*** EXERCISE DATA
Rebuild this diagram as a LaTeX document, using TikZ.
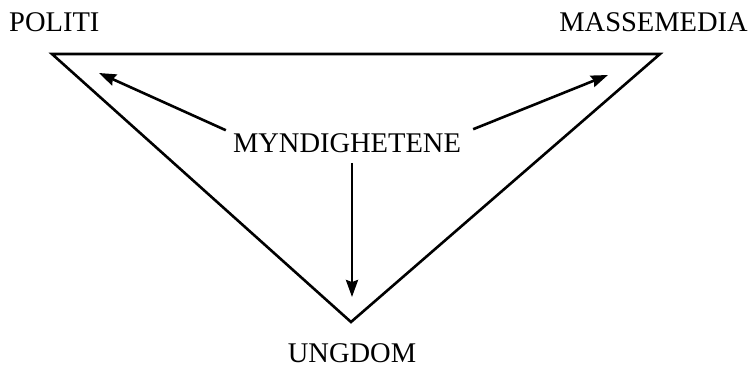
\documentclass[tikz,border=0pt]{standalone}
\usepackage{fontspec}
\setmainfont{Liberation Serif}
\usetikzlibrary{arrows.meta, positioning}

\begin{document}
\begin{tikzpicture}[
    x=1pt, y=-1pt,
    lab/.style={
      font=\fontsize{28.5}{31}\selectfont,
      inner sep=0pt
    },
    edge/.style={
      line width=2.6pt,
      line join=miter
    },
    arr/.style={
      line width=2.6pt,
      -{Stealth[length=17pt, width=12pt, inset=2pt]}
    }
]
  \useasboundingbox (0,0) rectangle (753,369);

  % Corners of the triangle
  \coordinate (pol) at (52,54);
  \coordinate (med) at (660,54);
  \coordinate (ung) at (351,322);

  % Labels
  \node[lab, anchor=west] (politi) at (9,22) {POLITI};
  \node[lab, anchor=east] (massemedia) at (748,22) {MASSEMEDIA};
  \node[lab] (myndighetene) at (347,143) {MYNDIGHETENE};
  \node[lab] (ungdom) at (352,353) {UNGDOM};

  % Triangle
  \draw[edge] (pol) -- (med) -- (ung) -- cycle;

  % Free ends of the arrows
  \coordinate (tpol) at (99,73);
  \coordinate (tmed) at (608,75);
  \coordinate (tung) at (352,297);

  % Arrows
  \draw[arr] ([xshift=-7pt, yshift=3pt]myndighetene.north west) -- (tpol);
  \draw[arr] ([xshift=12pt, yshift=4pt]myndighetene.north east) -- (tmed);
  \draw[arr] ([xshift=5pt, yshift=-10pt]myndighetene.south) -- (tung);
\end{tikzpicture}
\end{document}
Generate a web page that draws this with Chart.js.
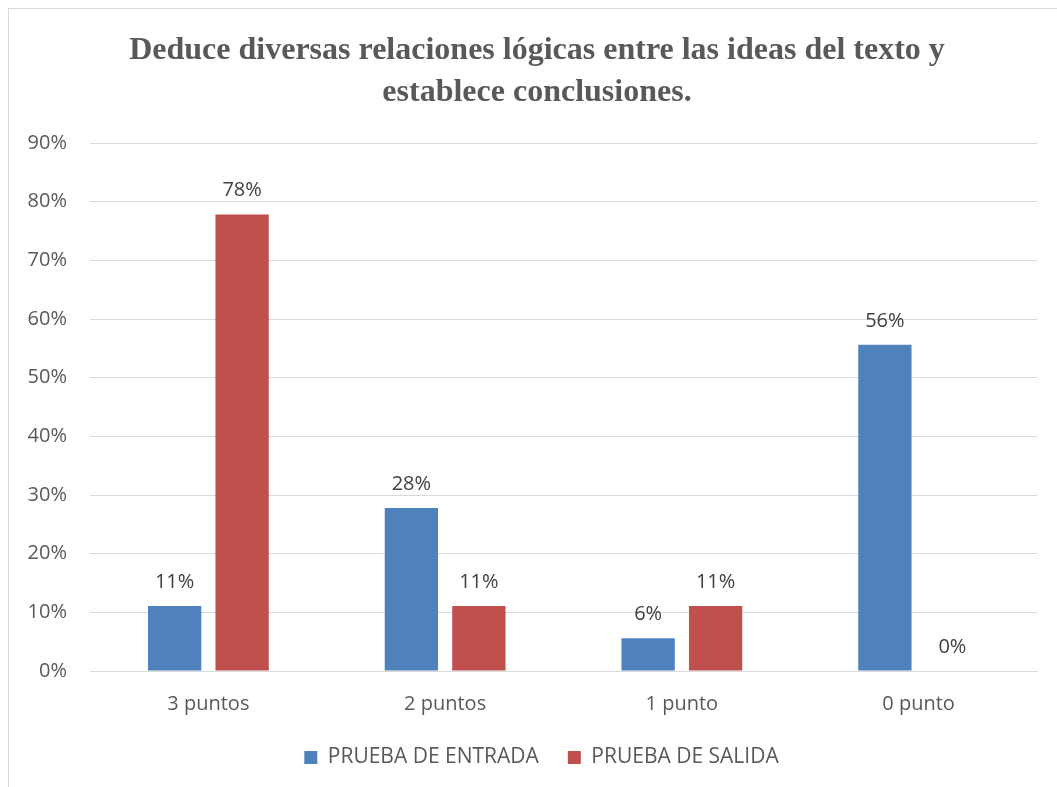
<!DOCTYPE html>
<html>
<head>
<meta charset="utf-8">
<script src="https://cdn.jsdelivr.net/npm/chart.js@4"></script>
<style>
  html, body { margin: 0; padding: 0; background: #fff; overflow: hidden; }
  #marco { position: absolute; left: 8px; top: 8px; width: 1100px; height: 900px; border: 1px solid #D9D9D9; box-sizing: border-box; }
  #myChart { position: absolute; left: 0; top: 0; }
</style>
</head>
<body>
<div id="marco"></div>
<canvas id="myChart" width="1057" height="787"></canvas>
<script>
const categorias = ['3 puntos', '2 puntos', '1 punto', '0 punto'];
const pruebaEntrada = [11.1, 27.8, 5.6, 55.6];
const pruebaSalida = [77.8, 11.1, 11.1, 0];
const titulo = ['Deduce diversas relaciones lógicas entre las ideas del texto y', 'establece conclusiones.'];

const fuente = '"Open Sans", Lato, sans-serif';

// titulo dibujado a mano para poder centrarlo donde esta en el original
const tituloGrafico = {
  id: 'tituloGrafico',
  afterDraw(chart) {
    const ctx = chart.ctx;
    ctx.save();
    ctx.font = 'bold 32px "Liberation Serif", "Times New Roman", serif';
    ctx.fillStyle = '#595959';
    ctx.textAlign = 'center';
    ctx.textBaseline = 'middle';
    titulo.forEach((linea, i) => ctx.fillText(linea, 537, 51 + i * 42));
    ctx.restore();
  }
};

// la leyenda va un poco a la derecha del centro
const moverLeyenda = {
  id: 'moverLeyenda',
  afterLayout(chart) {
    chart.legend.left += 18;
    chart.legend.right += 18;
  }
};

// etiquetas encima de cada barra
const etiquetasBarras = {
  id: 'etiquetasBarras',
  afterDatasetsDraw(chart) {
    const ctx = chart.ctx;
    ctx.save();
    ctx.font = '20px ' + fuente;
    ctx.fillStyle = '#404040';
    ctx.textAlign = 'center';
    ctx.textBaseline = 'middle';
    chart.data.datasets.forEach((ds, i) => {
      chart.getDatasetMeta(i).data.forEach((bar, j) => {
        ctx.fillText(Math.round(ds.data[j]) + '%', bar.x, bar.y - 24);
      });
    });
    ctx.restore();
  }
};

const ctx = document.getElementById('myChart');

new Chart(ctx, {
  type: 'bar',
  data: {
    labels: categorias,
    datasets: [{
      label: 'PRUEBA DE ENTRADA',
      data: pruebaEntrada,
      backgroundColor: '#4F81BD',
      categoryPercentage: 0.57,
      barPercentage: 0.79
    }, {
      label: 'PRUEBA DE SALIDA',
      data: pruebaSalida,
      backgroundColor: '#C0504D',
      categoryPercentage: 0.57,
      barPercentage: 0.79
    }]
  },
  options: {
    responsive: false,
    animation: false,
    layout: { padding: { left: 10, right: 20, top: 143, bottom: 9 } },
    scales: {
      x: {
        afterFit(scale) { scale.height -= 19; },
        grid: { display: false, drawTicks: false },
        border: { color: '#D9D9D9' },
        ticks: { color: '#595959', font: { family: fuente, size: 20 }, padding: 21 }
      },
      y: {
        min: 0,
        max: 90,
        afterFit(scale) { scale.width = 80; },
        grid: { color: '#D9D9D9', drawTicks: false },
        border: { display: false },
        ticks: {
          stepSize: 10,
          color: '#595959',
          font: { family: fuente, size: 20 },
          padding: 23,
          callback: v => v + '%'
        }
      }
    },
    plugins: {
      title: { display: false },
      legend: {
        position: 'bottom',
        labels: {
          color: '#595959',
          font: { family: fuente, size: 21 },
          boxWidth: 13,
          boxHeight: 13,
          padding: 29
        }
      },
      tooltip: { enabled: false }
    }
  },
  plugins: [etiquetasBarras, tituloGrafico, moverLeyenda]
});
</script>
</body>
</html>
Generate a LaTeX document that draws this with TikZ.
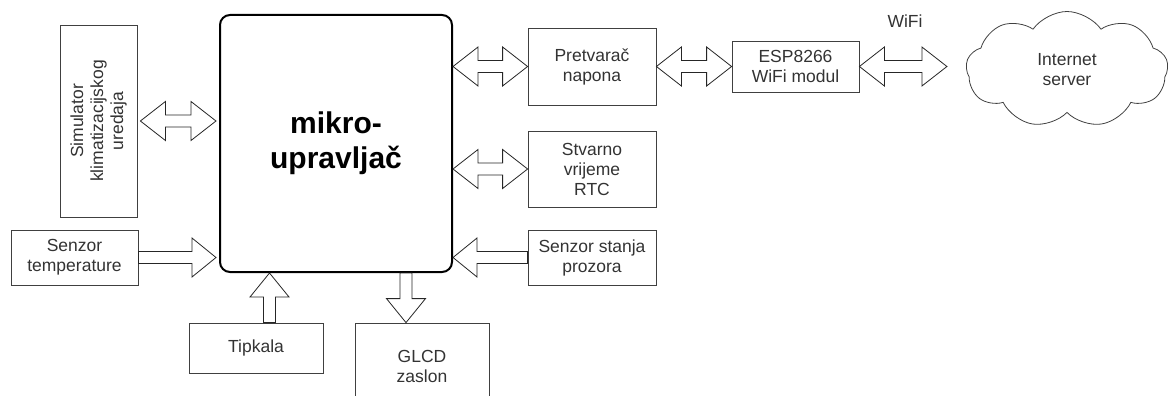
******
TASK REQUIREMENTS →
Extract every line of the data exactly; pictures stay out.

EXERCISE OUTPUT →
Rebuild this diagram as a LaTeX document, using TikZ.
\documentclass[tikz,border=0pt]{standalone}
\usepackage{fontspec}
\setmainfont{Liberation Serif}
\usetikzlibrary{arrows.meta, positioning}

\begin{document}
\begin{tikzpicture}[
    x=1pt, y=-1pt,
    lab/.style={
      font=\fontsize{28.5}{31}\selectfont,
      inner sep=0pt
    },
    edge/.style={
      line width=2.6pt,
      line join=miter
    },
    arr/.style={
      line width=2.6pt,
      -{Stealth[length=17pt, width=12pt, inset=2pt]}
    }
]
  \useasboundingbox (0,0) rectangle (753,369);

  % Corners of the triangle
  \coordinate (pol) at (52,54);
  \coordinate (med) at (660,54);
  \coordinate (ung) at (351,322);

  % Labels
  \node[lab, anchor=west] (politi) at (9,22) {POLITI};
  \node[lab, anchor=east] (massemedia) at (748,22) {MASSEMEDIA};
  \node[lab] (myndighetene) at (347,143) {MYNDIGHETENE};
  \node[lab] (ungdom) at (352,353) {UNGDOM};

  % Triangle
  \draw[edge] (pol) -- (med) -- (ung) -- cycle;

  % Free ends of the arrows
  \coordinate (tpol) at (99,73);
  \coordinate (tmed) at (608,75);
  \coordinate (tung) at (352,297);

  % Arrows
  \draw[arr] ([xshift=-7pt, yshift=3pt]myndighetene.north west) -- (tpol);
  \draw[arr] ([xshift=12pt, yshift=4pt]myndighetene.north east) -- (tmed);
  \draw[arr] ([xshift=5pt, yshift=-10pt]myndighetene.south) -- (tung);
\end{tikzpicture}
\end{document}
Generate a web page that draws this with Chart.js.
<!DOCTYPE html>
<html>
<head>
<meta charset="utf-8">
<script src="https://cdn.jsdelivr.net/npm/chart.js@4"></script>
<style>
  html, body { margin: 0; padding: 0; background: #fff; overflow: hidden; }
  #marco { position: absolute; left: 8px; top: 8px; width: 1100px; height: 900px; border: 1px solid #D9D9D9; box-sizing: border-box; }
  #myChart { position: absolute; left: 0; top: 0; }
</style>
</head>
<body>
<div id="marco"></div>
<canvas id="myChart" width="1057" height="787"></canvas>
<script>
const categorias = ['3 puntos', '2 puntos', '1 punto', '0 punto'];
const pruebaEntrada = [11.1, 27.8, 5.6, 55.6];
const pruebaSalida = [77.8, 11.1, 11.1, 0];
const titulo = ['Deduce diversas relaciones lógicas entre las ideas del texto y', 'establece conclusiones.'];

const fuente = '"Open Sans", Lato, sans-serif';

// titulo dibujado a mano para poder centrarlo donde esta en el original
const tituloGrafico = {
  id: 'tituloGrafico',
  afterDraw(chart) {
    const ctx = chart.ctx;
    ctx.save();
    ctx.font = 'bold 32px "Liberation Serif", "Times New Roman", serif';
    ctx.fillStyle = '#595959';
    ctx.textAlign = 'center';
    ctx.textBaseline = 'middle';
    titulo.forEach((linea, i) => ctx.fillText(linea, 537, 51 + i * 42));
    ctx.restore();
  }
};

// la leyenda va un poco a la derecha del centro
const moverLeyenda = {
  id: 'moverLeyenda',
  afterLayout(chart) {
    chart.legend.left += 18;
    chart.legend.right += 18;
  }
};

// etiquetas encima de cada barra
const etiquetasBarras = {
  id: 'etiquetasBarras',
  afterDatasetsDraw(chart) {
    const ctx = chart.ctx;
    ctx.save();
    ctx.font = '20px ' + fuente;
    ctx.fillStyle = '#404040';
    ctx.textAlign = 'center';
    ctx.textBaseline = 'middle';
    chart.data.datasets.forEach((ds, i) => {
      chart.getDatasetMeta(i).data.forEach((bar, j) => {
        ctx.fillText(Math.round(ds.data[j]) + '%', bar.x, bar.y - 24);
      });
    });
    ctx.restore();
  }
};

const ctx = document.getElementById('myChart');

new Chart(ctx, {
  type: 'bar',
  data: {
    labels: categorias,
    datasets: [{
      label: 'PRUEBA DE ENTRADA',
      data: pruebaEntrada,
      backgroundColor: '#4F81BD',
      categoryPercentage: 0.57,
      barPercentage: 0.79
    }, {
      label: 'PRUEBA DE SALIDA',
      data: pruebaSalida,
      backgroundColor: '#C0504D',
      categoryPercentage: 0.57,
      barPercentage: 0.79
    }]
  },
  options: {
    responsive: false,
    animation: false,
    layout: { padding: { left: 10, right: 20, top: 143, bottom: 9 } },
    scales: {
      x: {
        afterFit(scale) { scale.height -= 19; },
        grid: { display: false, drawTicks: false },
        border: { color: '#D9D9D9' },
        ticks: { color: '#595959', font: { family: fuente, size: 20 }, padding: 21 }
      },
      y: {
        min: 0,
        max: 90,
        afterFit(scale) { scale.width = 80; },
        grid: { color: '#D9D9D9', drawTicks: false },
        border: { display: false },
        ticks: {
          stepSize: 10,
          color: '#595959',
          font: { family: fuente, size: 20 },
          padding: 23,
          callback: v => v + '%'
        }
      }
    },
    plugins: {
      title: { display: false },
      legend: {
        position: 'bottom',
        labels: {
          color: '#595959',
          font: { family: fuente, size: 21 },
          boxWidth: 13,
          boxHeight: 13,
          padding: 29
        }
      },
      tooltip: { enabled: false }
    }
  },
  plugins: [etiquetasBarras, tituloGrafico, moverLeyenda]
});
</script>
</body>
</html>
Generate a LaTeX document that draws this with TikZ.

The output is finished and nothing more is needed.